> _Available data_:

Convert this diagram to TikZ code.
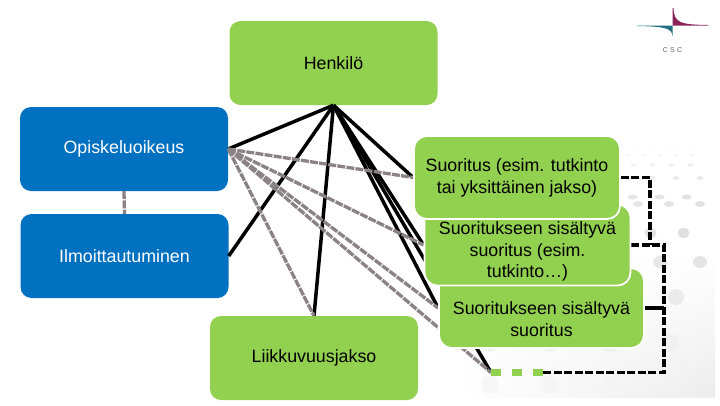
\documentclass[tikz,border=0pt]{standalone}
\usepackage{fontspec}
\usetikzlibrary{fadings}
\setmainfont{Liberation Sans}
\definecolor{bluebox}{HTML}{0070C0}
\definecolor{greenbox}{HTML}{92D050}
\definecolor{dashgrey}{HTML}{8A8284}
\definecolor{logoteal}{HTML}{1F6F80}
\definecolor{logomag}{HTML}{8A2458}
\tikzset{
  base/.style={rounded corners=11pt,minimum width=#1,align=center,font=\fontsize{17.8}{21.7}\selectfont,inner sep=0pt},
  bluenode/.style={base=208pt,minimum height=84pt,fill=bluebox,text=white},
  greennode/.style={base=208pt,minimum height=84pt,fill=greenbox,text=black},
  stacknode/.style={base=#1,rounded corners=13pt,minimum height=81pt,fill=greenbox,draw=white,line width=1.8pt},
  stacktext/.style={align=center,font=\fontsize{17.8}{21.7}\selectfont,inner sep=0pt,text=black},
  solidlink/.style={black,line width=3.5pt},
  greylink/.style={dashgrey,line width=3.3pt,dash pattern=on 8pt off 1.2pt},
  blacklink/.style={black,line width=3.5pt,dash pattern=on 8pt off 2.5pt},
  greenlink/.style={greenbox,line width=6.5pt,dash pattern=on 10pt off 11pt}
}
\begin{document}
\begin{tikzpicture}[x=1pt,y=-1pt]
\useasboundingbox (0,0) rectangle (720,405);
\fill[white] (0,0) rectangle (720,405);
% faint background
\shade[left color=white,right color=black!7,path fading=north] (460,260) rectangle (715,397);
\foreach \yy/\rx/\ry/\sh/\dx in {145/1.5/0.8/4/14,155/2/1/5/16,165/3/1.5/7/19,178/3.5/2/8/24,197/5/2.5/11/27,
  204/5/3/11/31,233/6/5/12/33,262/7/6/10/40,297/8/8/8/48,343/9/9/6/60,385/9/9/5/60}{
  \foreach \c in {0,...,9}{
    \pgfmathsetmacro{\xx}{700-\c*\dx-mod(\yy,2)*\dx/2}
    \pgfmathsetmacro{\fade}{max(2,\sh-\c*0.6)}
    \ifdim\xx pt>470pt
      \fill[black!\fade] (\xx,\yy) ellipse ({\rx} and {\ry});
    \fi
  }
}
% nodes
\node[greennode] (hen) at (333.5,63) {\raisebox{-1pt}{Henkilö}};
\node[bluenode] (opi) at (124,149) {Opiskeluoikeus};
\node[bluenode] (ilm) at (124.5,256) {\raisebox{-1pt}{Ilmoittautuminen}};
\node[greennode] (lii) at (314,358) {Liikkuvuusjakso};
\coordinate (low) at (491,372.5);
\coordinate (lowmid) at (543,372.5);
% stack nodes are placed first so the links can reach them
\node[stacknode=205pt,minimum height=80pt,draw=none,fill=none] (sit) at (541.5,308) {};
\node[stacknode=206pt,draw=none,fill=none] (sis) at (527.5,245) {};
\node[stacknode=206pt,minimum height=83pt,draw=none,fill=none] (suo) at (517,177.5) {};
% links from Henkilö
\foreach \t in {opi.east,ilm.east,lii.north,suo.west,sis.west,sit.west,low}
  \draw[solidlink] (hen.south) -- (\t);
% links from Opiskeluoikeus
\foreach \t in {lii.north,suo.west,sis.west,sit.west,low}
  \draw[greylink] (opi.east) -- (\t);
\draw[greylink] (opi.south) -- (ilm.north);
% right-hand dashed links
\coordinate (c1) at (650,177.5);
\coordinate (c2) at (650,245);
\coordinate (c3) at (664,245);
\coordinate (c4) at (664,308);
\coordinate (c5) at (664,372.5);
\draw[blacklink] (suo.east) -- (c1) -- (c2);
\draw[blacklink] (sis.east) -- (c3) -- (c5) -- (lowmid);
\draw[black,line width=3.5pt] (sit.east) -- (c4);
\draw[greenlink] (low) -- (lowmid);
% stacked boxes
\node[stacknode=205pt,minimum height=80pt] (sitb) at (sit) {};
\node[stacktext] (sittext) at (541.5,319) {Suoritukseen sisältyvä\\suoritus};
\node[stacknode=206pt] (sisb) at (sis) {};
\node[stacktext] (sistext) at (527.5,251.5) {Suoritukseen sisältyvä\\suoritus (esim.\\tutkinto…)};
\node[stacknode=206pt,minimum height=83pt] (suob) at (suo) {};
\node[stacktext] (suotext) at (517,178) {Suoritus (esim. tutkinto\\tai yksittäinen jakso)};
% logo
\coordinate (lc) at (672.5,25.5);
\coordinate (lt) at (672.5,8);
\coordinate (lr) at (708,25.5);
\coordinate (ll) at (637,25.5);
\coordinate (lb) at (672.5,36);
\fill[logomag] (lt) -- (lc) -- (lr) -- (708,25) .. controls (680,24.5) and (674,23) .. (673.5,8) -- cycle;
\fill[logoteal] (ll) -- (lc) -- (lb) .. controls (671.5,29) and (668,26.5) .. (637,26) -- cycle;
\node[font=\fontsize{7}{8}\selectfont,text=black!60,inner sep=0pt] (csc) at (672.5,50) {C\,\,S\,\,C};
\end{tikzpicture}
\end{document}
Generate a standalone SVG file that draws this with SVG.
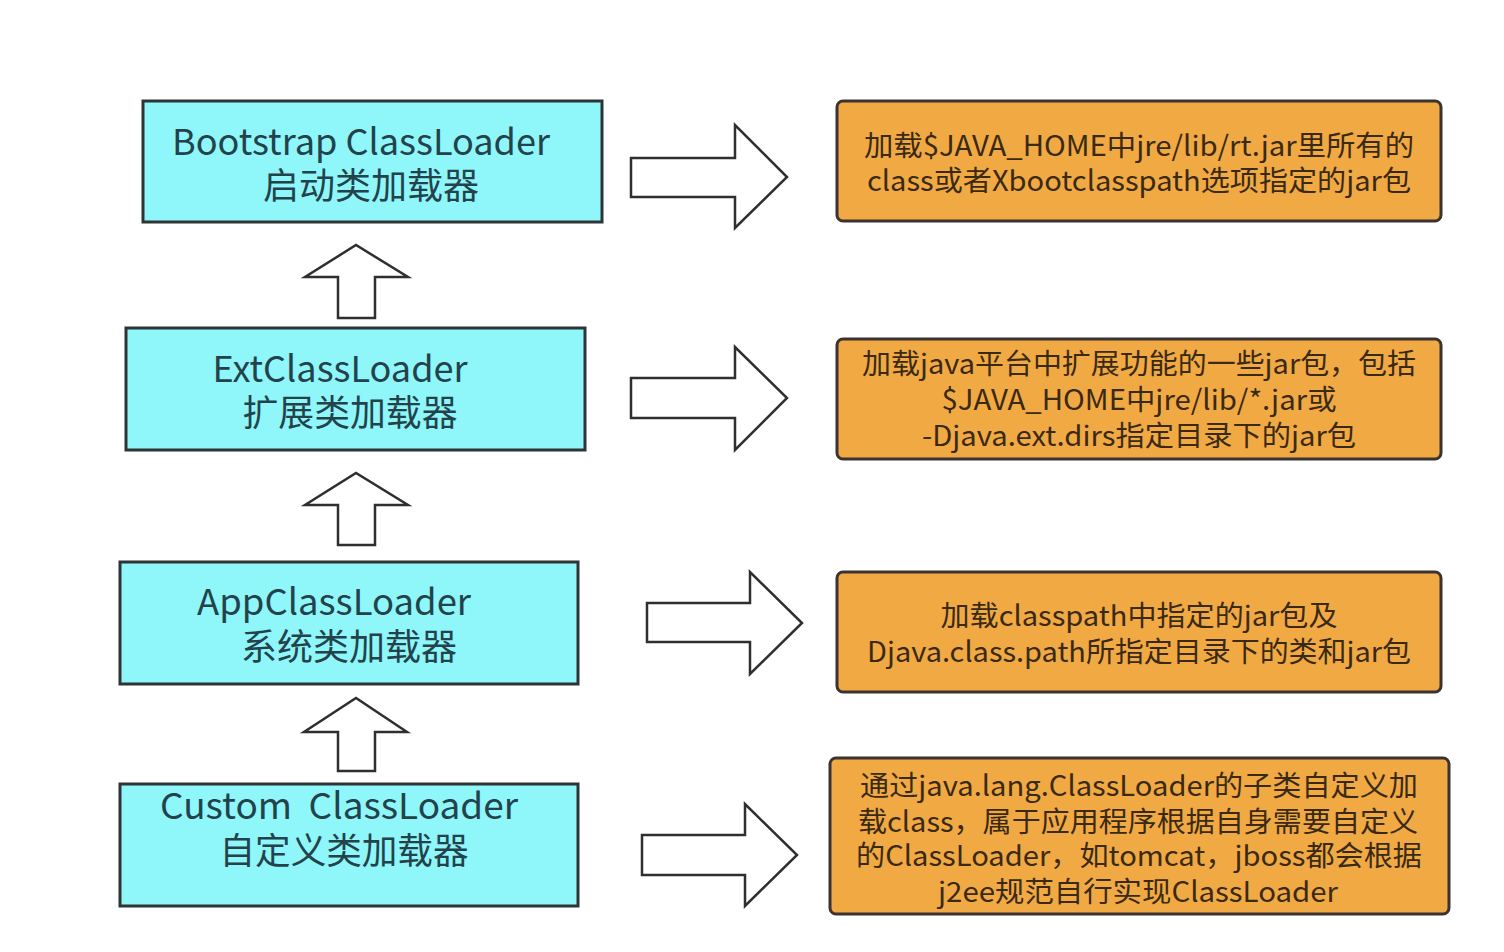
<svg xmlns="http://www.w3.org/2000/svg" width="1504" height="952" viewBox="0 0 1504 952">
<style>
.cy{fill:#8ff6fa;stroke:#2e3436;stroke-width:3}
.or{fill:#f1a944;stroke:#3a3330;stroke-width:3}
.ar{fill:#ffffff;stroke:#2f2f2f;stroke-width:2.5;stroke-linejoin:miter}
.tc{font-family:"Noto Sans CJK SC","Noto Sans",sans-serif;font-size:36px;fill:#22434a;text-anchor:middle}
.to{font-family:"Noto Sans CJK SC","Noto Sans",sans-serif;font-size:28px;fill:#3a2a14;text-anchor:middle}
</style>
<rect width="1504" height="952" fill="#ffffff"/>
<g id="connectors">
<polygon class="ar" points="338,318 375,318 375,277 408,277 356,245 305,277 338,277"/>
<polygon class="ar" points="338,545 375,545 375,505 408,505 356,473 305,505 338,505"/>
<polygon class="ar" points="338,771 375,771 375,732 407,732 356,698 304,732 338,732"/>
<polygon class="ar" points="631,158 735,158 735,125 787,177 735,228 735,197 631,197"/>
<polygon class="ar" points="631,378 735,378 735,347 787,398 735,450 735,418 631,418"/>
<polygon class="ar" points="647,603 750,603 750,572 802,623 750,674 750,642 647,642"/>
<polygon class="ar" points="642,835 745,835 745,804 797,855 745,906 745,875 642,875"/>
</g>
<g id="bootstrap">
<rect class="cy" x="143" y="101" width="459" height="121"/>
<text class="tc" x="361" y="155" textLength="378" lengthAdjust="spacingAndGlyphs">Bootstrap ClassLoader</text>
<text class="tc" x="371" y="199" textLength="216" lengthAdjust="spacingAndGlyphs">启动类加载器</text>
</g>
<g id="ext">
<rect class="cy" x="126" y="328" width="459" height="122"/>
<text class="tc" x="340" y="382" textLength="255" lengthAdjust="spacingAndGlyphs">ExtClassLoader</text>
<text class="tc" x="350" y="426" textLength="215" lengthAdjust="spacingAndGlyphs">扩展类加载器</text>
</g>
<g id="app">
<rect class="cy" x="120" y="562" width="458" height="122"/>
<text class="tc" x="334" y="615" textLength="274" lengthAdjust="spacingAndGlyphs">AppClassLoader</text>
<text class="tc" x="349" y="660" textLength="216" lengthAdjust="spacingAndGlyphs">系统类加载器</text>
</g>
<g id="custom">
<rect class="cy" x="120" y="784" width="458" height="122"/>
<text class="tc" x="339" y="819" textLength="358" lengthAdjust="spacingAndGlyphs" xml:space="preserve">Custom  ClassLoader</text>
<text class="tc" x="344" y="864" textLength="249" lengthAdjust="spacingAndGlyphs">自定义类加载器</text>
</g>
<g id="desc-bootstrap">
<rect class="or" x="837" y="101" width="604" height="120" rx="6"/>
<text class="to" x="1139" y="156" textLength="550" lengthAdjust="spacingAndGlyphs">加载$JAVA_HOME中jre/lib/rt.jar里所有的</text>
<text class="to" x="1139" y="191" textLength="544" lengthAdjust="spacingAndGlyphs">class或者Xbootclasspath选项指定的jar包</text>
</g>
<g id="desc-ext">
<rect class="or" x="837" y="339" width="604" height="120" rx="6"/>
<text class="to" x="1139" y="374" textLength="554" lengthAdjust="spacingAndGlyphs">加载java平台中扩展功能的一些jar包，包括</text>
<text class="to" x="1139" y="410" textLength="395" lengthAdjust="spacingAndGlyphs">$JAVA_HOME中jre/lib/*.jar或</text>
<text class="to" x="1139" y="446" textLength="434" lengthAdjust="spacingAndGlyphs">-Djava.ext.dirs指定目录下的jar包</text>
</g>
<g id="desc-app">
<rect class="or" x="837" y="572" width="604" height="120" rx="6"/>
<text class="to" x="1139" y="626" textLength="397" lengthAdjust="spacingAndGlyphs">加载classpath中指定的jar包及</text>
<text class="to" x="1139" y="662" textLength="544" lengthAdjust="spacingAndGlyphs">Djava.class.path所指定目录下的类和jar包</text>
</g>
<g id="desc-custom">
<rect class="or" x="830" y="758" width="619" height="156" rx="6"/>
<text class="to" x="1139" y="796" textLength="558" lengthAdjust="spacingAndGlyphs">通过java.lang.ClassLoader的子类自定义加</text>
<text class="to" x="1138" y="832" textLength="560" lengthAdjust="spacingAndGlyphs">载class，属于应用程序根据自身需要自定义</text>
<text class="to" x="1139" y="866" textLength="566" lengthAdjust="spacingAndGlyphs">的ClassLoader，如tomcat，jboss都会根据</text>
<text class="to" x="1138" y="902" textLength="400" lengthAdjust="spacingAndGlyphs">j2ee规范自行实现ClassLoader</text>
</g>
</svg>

--

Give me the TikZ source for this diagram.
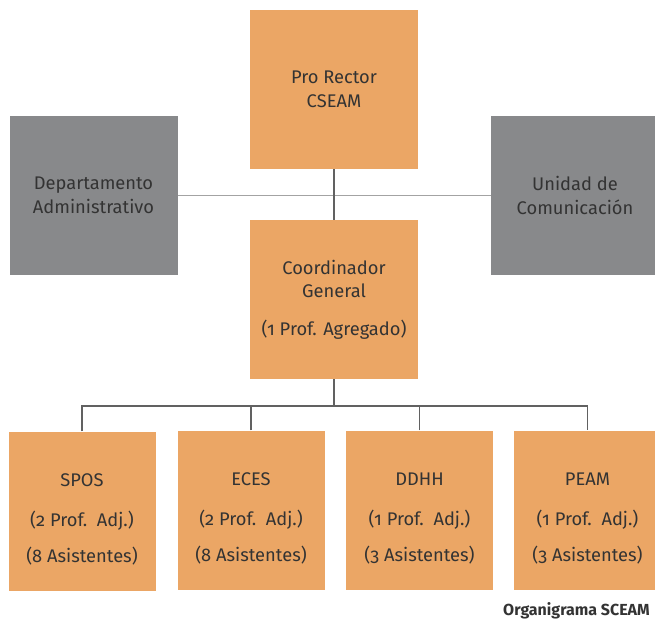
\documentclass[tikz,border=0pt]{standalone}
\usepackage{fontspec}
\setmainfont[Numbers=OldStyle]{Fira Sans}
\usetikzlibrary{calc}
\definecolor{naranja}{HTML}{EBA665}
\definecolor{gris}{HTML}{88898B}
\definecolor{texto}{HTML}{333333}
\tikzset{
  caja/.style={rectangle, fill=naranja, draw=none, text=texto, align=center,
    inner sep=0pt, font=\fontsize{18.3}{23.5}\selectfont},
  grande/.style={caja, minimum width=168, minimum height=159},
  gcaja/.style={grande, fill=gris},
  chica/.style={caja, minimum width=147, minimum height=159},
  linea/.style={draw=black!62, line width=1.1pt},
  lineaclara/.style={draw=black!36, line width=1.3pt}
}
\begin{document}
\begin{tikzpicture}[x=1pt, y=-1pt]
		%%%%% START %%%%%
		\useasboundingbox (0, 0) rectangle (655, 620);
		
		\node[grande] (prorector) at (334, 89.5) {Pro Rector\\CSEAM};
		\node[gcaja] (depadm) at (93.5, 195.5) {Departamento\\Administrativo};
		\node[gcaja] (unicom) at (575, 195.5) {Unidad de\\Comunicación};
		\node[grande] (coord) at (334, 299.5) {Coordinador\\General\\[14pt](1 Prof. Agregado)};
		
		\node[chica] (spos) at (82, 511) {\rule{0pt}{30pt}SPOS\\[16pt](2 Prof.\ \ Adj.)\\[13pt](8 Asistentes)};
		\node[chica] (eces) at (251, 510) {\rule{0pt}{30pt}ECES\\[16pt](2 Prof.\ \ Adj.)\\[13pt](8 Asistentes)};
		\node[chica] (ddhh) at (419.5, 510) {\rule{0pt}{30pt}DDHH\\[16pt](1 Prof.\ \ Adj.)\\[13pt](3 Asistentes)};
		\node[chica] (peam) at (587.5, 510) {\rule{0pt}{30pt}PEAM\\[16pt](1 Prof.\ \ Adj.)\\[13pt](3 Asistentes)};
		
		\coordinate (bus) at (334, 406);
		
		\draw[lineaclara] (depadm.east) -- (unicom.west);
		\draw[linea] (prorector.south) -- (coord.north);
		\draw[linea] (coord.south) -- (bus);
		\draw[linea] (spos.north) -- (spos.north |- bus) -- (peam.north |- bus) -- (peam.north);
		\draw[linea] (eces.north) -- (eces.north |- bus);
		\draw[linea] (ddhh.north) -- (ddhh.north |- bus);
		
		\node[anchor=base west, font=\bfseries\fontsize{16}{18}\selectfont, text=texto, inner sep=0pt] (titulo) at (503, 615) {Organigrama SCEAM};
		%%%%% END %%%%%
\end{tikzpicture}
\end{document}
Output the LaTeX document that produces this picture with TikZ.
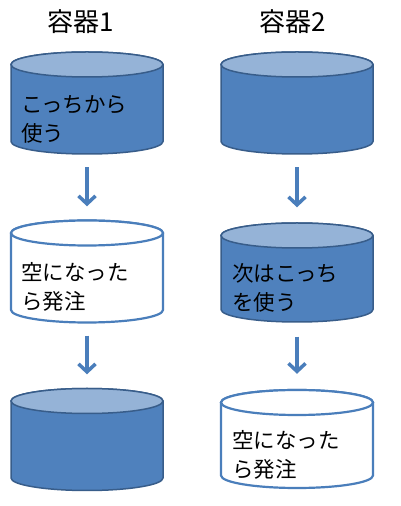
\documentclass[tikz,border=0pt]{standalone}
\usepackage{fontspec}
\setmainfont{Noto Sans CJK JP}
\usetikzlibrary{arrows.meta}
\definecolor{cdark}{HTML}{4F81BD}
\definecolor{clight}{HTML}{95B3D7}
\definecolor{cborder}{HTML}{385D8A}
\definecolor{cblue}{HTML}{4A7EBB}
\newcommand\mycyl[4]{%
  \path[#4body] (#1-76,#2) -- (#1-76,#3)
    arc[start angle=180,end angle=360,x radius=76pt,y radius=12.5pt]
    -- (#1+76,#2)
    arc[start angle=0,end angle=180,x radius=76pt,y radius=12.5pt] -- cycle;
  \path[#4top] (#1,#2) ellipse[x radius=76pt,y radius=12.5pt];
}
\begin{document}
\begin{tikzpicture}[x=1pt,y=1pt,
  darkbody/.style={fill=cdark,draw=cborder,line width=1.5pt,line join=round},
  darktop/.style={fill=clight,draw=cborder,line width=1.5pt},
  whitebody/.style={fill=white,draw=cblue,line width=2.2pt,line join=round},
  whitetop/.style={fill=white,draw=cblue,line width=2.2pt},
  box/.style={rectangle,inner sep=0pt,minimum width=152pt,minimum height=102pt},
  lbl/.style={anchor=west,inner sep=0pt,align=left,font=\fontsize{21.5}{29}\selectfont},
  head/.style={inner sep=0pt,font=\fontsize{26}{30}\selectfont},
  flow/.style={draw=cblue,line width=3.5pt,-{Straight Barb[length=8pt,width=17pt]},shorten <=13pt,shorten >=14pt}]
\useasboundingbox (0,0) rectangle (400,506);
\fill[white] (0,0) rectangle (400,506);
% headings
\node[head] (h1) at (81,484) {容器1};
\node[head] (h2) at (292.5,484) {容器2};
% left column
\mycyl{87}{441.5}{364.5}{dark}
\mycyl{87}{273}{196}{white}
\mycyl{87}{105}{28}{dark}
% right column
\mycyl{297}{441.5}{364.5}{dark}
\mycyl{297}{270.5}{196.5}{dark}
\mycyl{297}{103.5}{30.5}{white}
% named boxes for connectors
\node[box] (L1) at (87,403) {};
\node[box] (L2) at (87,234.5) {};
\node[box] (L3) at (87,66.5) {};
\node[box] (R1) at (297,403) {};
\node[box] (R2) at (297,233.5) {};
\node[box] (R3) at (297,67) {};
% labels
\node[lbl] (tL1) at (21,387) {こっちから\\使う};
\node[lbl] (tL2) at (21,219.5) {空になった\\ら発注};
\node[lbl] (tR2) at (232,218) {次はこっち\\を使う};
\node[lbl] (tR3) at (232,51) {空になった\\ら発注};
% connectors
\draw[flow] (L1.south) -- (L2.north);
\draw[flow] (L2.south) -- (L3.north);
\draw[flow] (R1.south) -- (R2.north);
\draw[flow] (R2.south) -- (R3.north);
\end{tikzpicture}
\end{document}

> _Stated task_: Single out each line of the records above with the string "this" in it, and copy it.

> _Answer_:
Convert this diagram to TikZ code.
Generate a standalone SVG file that draws this with SVG.
Give me the TikZ source for this diagram.
Output the LaTeX document that produces this picture with TikZ.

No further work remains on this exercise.